Soon, entire ecosystems of meta-work emerged — jobs that existed to describe, oversee, or justify other jobs. They multiplied inside large organisations — roles that filled reporting gaps, not production gaps.
As anthropologist David Graeber famously wrote: “A bullshit job is one that, even the person doing it, secretly believes need not exist.”
These positions kept the corporate machine comfortable — absorbing graduates, padding hierarchies, and maintaining the illusion of growth.
These roles didn’t produce value — they performed it. Their output was visibility: reports, alignment sessions, status meetings, dashboards, updates.
But when AI arrived, it became the ultimate performance review. Anything that didn’t create measurable value became a candidate for deletion.
The great correction
When AI arrived, it didn’t have the patience for this theatre. Algorithms don’t need “alignment calls. They only need inputs and clear parameters.
AI didn’t just automate repetitive work — it audited the entire white-collar economy.
It isn’t just replacing labour — it’s revealing how much of it never created value in the first place.
It exposed:
- How much of “knowledge work” was actually administrative overhead?
- How many middle layers existed to repackage data and PowerPoints?
- How many decisions could be made faster, cheaper, and more accurately by algorithms?
Suddenly, entire strata of “pseudo-productive” roles were wiped out, and the pendulum swung from overemployment to over-efficiency.
What’s left now is a leaner economy — one that prizes execution, creativity, and synthesis over attendance, meetings, and memos.
Also Read: Levelling the playing field: How AI can transform SME hiring
The new problem: The missing middle
The irony? This over-correction might have been a step too far.
Automation isn’t just transforming industries — it’s compressing the career ladder. Across every sector, entry-level roles once considered “training grounds” are disappearing.
Many of those “bullshit jobs” accidentally functioned as incubators. Junior staff learned how organisations worked, how decisions were made, and how to navigate pressure.
Customer service? Now handled by AI chatbots. Data entry and basic analysis? Automated by APIs. Assistant and junior admin functions? Replaced by workflow software.
What looks like efficiency today creates an invisible problem tomorrow: A generation entering the workforce without ever learning how to work.
A leadership gap in the making
For decades, career development followed a predictable rhythm:
Learn by doing -> Manage a small process -> Lead a team.
But when the doing gets automated, the learning disappears.
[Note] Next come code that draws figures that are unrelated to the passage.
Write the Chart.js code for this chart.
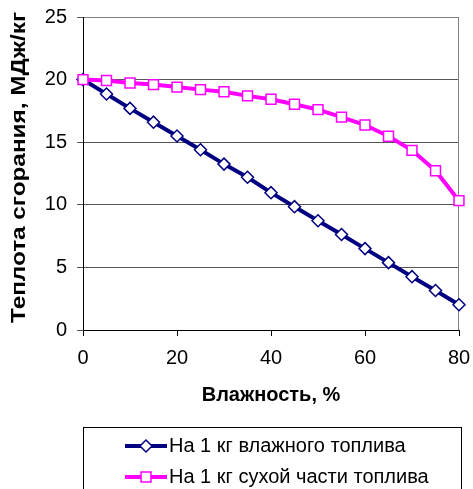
<!DOCTYPE html>
<html>
<head>
<meta charset="utf-8">
<script src="https://cdn.jsdelivr.net/npm/chart.js@4"></script>
<style>
  html, body { margin: 0; padding: 0; background: #fff; }
  #wrap { width: 473px; height: 489px; }
</style>
</head>
<body>
<div id="wrap"><canvas id="heatChart" width="473" height="489"></canvas></div>
<script>
// Влажность, %
const moisture = [0, 5, 10, 15, 20, 25, 30, 35, 40, 45, 50, 55, 60, 65, 70, 75, 80];
// На 1 кг влажного топлива
const wetFuel = [20, 18.85, 17.7, 16.6, 15.5, 14.4, 13.25, 12.2, 10.97, 9.85, 8.73, 7.63, 6.5, 5.38, 4.26, 3.15, 2.02];
// На 1 кг сухой части топлива
const dryFuel = [20, 19.93, 19.73, 19.6, 19.4, 19.2, 19.03, 18.7, 18.43, 18.03, 17.6, 17.0, 16.37, 15.47, 14.35, 12.72, 10.33];
const xTicks = [0, 20, 40, 60, 80];
const yTicks = [0, 5, 10, 15, 20, 25];

const labels = ['На 1 кг влажного топлива', 'На 1 кг сухой части топлива'];
const yTitle = 'Теплота сгорания, МДж/кг';
const toPoints = vals => moisture.map((m, i) => ({ x: m, y: vals[i] }));

const FONT = "'Liberation Sans', Arial, sans-serif";

// Excel-like frame around plot area
const frame = {
    id: 'frame',
    beforeDatasetsDraw(chart) {
        const { ctx, chartArea: a } = chart;
        ctx.save();
        ctx.strokeStyle = '#808080';
        ctx.lineWidth = 1;
        ctx.beginPath();
        ctx.moveTo(a.left, a.top + 0.5);
        ctx.lineTo(a.right - 0.5, a.top + 0.5);
        ctx.lineTo(a.right - 0.5, a.bottom);
        ctx.stroke();
        ctx.strokeStyle = '#000';
        ctx.beginPath();
        ctx.moveTo(a.left + 0.5, a.top);
        ctx.lineTo(a.left + 0.5, a.bottom + 0.5);
        ctx.lineTo(a.right, a.bottom + 0.5);
        ctx.stroke();
        ctx.restore();
    }
};

// vertical title, a bit stretched like the original
const sideTitle = {
    id: 'sideTitle',
    afterDraw(chart) {
        const { ctx } = chart;
        ctx.save();
        ctx.font = 'bold 21px ' + FONT;
        ctx.fillStyle = '#000';
        ctx.textAlign = 'center';
        ctx.textBaseline = 'alphabetic';
        const w = ctx.measureText(yTitle).width;
        ctx.translate(25, 167.5);
        ctx.rotate(-Math.PI / 2);
        ctx.scale(311 / w, 1);
        ctx.fillText(yTitle, 0, 0);
        ctx.restore();
    }
};

// legend box under the chart
const boxLegend = {
    id: 'boxLegend',
    afterDraw(chart) {
        const { ctx } = chart;
        const left = 83, top = 427, right = 461;
        ctx.save();
        ctx.strokeStyle = '#000';
        ctx.lineWidth = 1;
        ctx.strokeRect(left + 0.5, top + 0.5, right - left, 100);
        const rows = [446, 477];
        chart.data.datasets.forEach((ds, i) => {
            const y = rows[i];
            ctx.strokeStyle = ds.borderColor;
            ctx.lineWidth = 4;
            ctx.beginPath();
            ctx.moveTo(125, y);
            ctx.lineTo(167, y);
            ctx.stroke();
            ctx.fillStyle = '#fff';
            ctx.strokeStyle = ds.pointBorderColor;
            ctx.lineWidth = 1.5;
            Chart.helpers.drawPoint(ctx, {
                pointStyle: ds.pointStyle,
                radius: ds.pointRadius,
                borderWidth: 1.5
            }, 146, y);
            ctx.fillStyle = '#000';
            ctx.font = '20px ' + FONT;
            ctx.textBaseline = 'middle';
            ctx.fillText(ds.label, 169, y);
        });
        ctx.restore();
    }
};

new Chart(document.getElementById('heatChart'), {
    type: 'line',
    data: {
        datasets: [{
            label: labels[0],
            data: toPoints(wetFuel),
            borderColor: '#000080',
            borderWidth: 4,
            pointStyle: 'rectRot',
            pointRadius: 6,
            pointBackgroundColor: '#fff',
            pointBorderColor: '#000080',
            pointBorderWidth: 1.5,
            tension: 0,
            clip: false,
            order: 1
        }, {
            label: labels[1],
            data: toPoints(dryFuel),
            borderColor: '#ff00ff',
            borderWidth: 4,
            pointStyle: 'rect',
            pointRadius: 7,
            pointBackgroundColor: '#fff',
            pointBorderColor: '#ff00ff',
            pointBorderWidth: 1.5,
            tension: 0,
            clip: false,
            order: 0
        }]
    },
    options: {
        responsive: false,
        animation: false,
        layout: { padding: { top: 17, right: 14, bottom: 79, left: 0 } },
        plugins: {
            legend: { display: false },
            tooltip: { enabled: false }
        },
        scales: {
            x: {
                type: 'linear',
                min: 0,
                max: 80,
                afterBuildTicks: s => { s.ticks = xTicks.map(v => ({ value: v })); },
                afterFit: s => { s.height = 80; s.paddingLeft = 0; s.paddingRight = 0; },
                border: { display: false },
                grid: { drawOnChartArea: false, tickLength: 6, color: '#000' },
                ticks: { color: '#000', font: { family: FONT, size: 20 }, padding: 10, maxRotation: 0 },
                title: {
                    display: true,
                    text: 'Влажность, %',
                    color: '#000',
                    font: { family: FONT, size: 20, weight: 'bold' },
                    padding: { top: 0, bottom: 3 }
                }
            },
            y: {
                min: 0,
                max: 25,
                afterBuildTicks: s => { s.ticks = yTicks.map(v => ({ value: v })); },
                afterFit: s => { s.width = 83; s.paddingTop = 0; s.paddingBottom = 0; },
                border: { display: false },
                grid: { color: '#555', tickLength: 6, lineWidth: 1 },
                ticks: { color: '#000', font: { family: FONT, size: 20 }, padding: 10 }
            }
        }
    },
    plugins: [frame, sideTitle, boxLegend]
});
</script>
</body>
</html>
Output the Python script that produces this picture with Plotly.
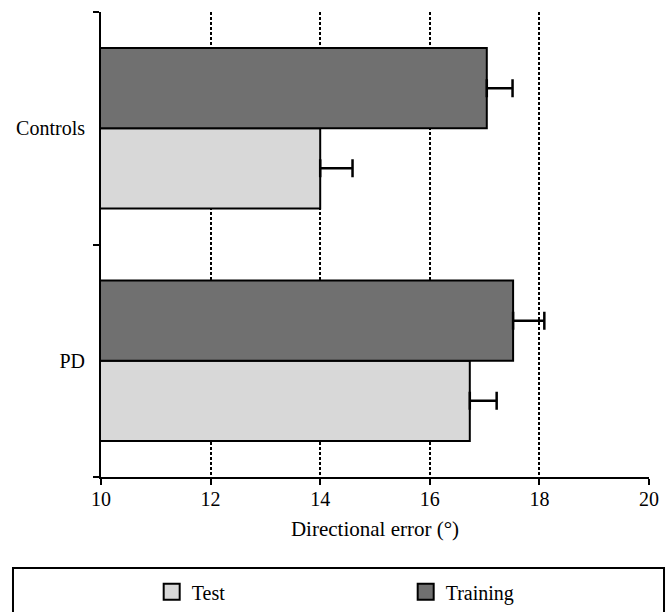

Graduates who might have started as analysts, assistants, or coordinators now face a jump directly into mid-level roles without the muscle memory of execution.
This creates a silent bottleneck:
- Fewer people trained in operations -> fewer competent managers.
- More theoretical graduates -> less real-world decision-making skill.
- An over-supply of “strategy talent” but an under-supply of “execution talent.”
That’s how an economy ends up with brilliant resumes but brittle organisations.
Also Read: AI bubble fears trigger market rotation: What it means for crypto and tech stocks
The opportunity: Build value, not vanity
This is where the real entrepreneurs and builders step in. The correction creates room to rebuild the work ecosystem around true value creation.
It’s not about bringing the old jobs back — it’s about building smarter ladders. If the bottom rungs are gone, we need new scaffolding:
- Apprenticeship ecosystems: partnerships between companies, startups, and governments to provide project-based learning.
- Fractional roles: part-time or remote junior assignments across multiple SMEs, giving broad exposure fast.
- AI-assisted training: using automation not as a replacement, but as a coach — teaching new workers how systems think and operate.
These are the new entry points into experience.
What businesses can do
For companies, this isn’t just a social issue — it’s a strategic one. Without a functioning entry pipeline, your future management pool shrinks.
Forward-thinking firms are already experimenting with:
- “Shadow roles” where junior hires train alongside AI systems.
- Cross-border internships connecting young professionals in emerging markets to remote SMEs abroad.
- Skill micro-certifications that replace old job titles with verifiable execution capability.
This is where companies can make a difference, building the frameworks that connect ambition to apprenticeship, learning to leadership.